On if the team did research on Corey Davis in the offseason:
BB: We look at all players in free agency.
On what the Jets lost with Mekhi Becton going down with an injury last week:
BB: I mean he's a good player, obviously, but [Morgan] Moses has been a starting tackle in this league for a number of years, so flipping [George] Fant over and bringing Moses in, I mean Moses has a pretty good track record as a tackle in this league, too, so Fant's a guy that made the switch. I think they're still pretty good at that position, and they have [Chuma] Edoga, too, so I mean that's really, I'd say, that's probably one of the deepest positions on their rosters is tackle even without Becton. Obviously he's an outstanding player. Outstanding young prospect, but even without him, they've got pretty good depth there.
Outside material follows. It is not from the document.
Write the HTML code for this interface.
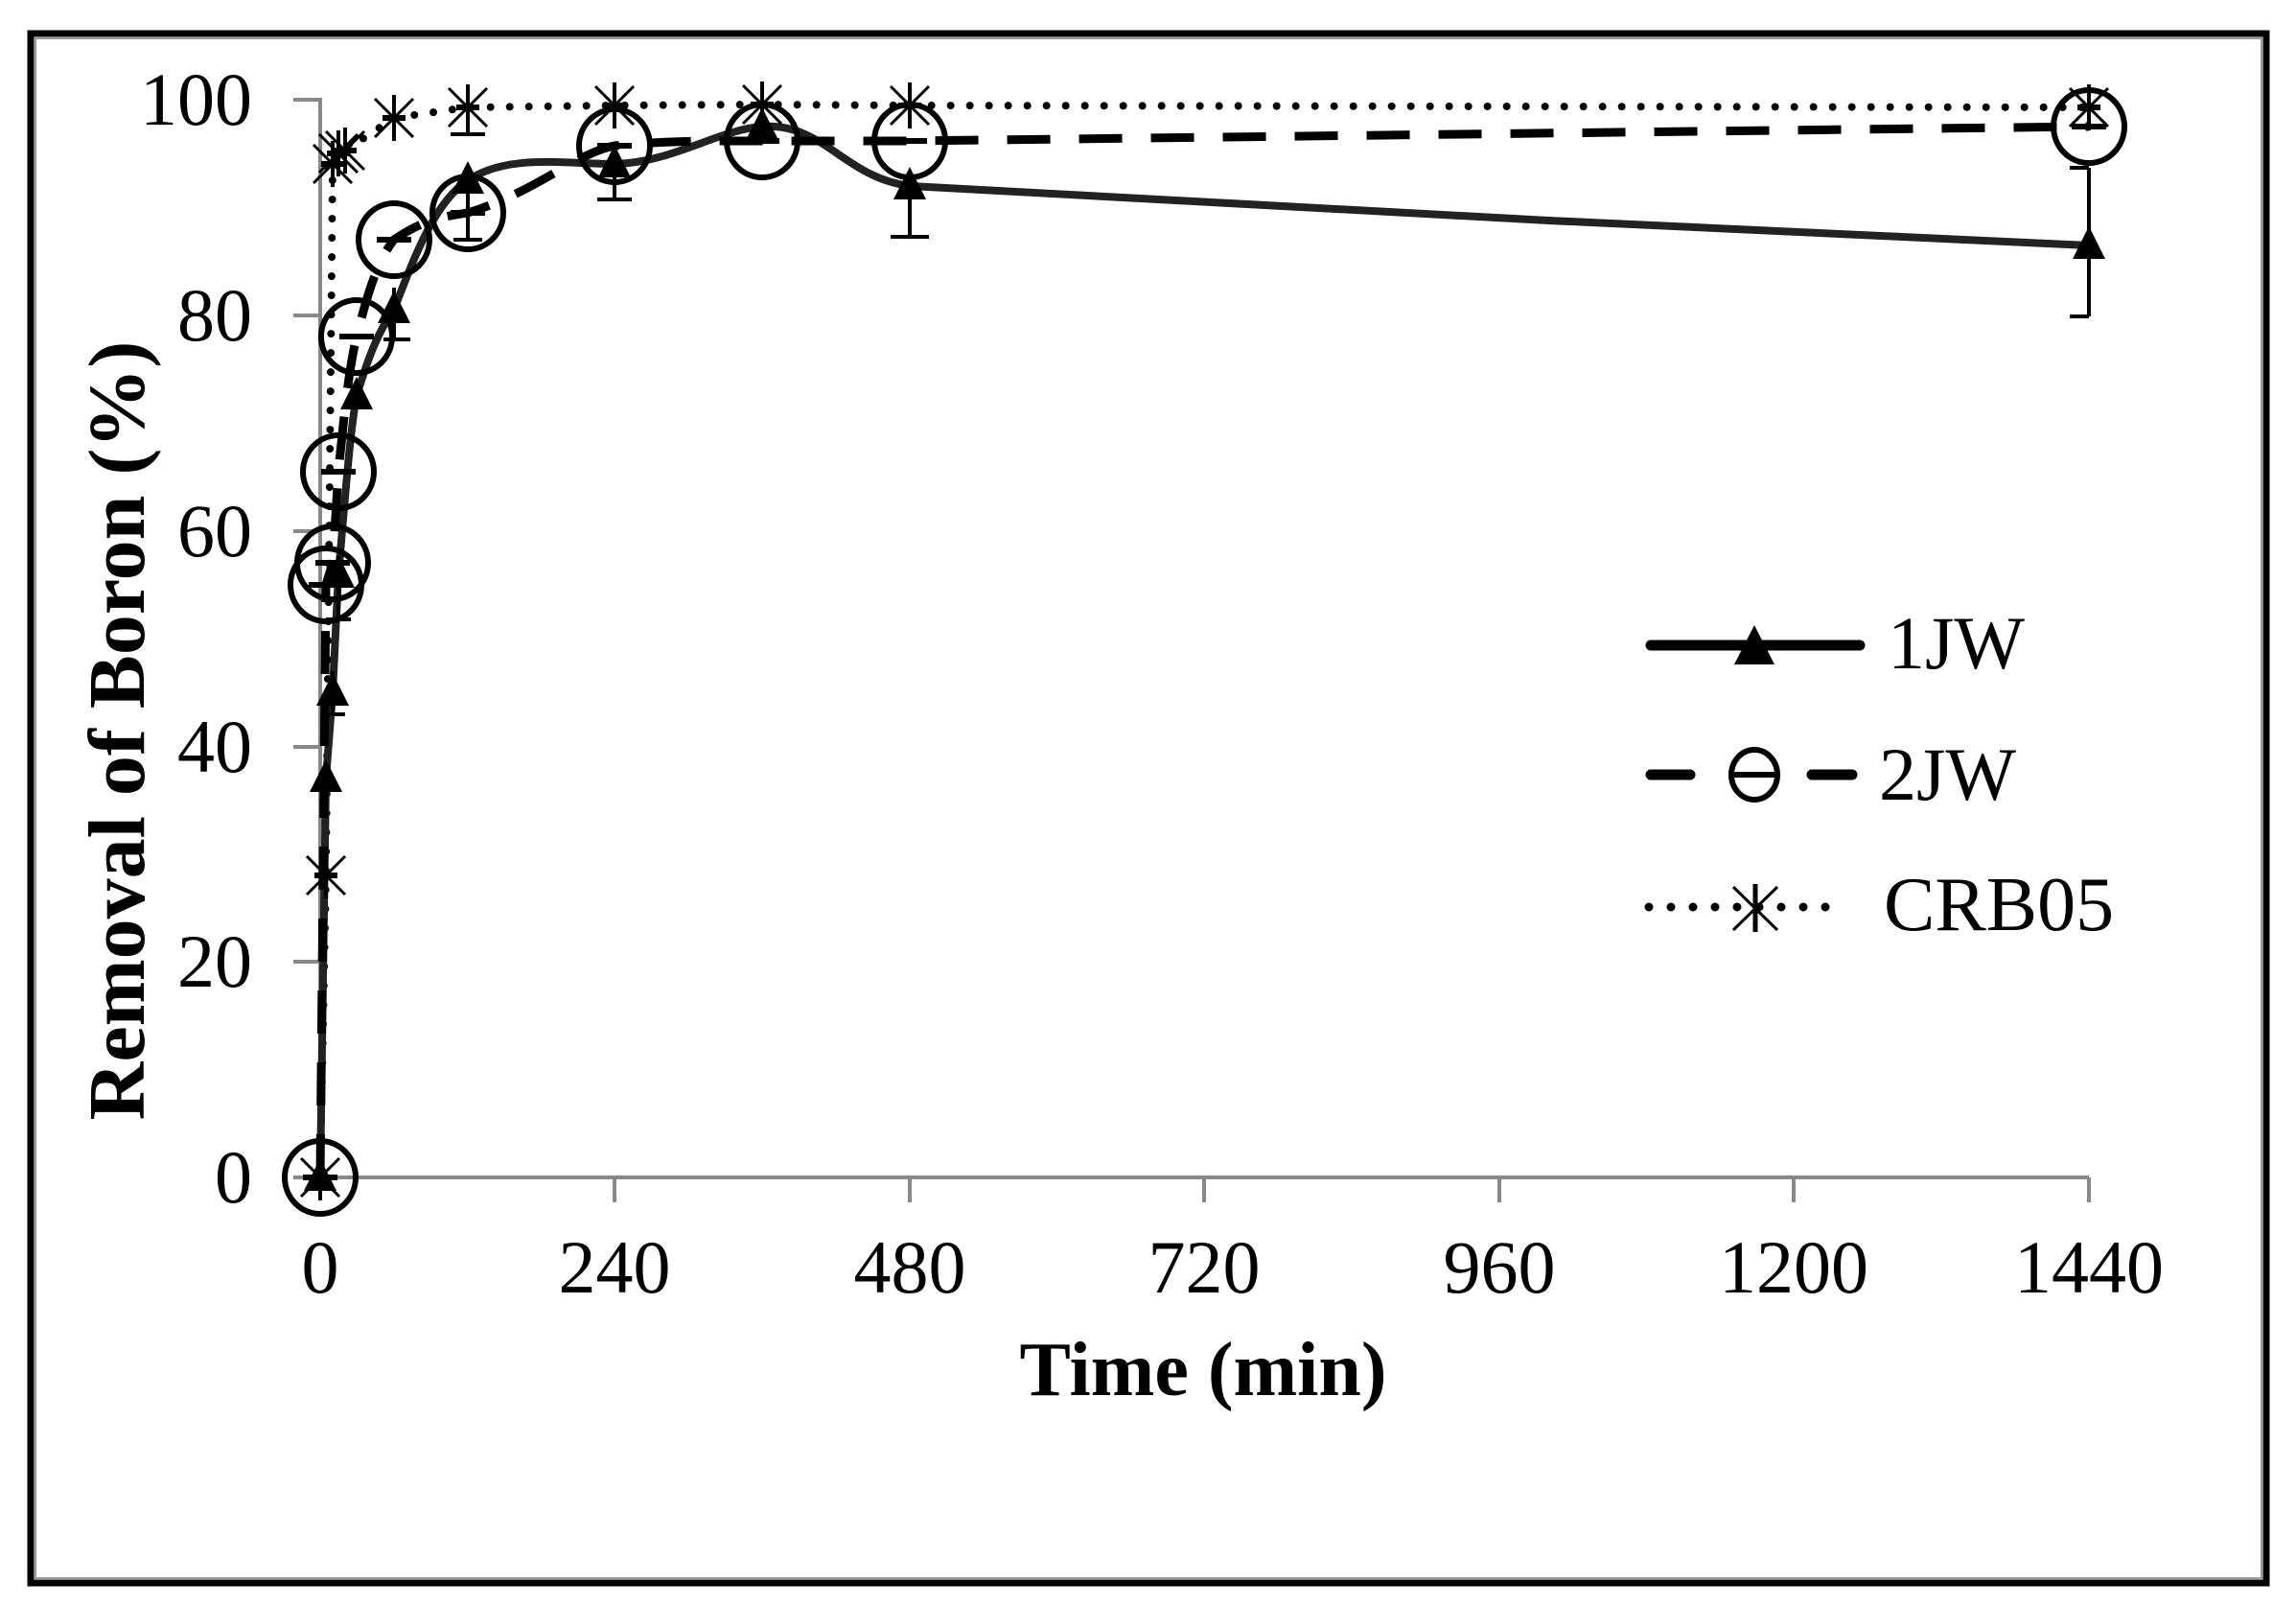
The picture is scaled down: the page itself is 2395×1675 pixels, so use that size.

On the challenges of facing the Jets' zone-blocking schemes:
BB: I don't think there's a team in the league that doesn't run zone-blocking, so we see it every week. That's not all they do. They have plenty of gap schemes and other misdirection plays and RPO-type concepts and things like that, so they have a pretty diversified attack. They have a real good running game. Some of it is with two backs in the backfield or two people in the backfield, wherever you want to call them. Some of it is with one. Some of it is with a couple tight ends. Some of it is with three receivers. They do a good job of challenging the run defense on a lot of different types of plays, blocking schemes, formations, motion. They have a very diversified thought out running attack, but it's certainly not all zone. I mean, they run a lot of zone, but i's not all zone.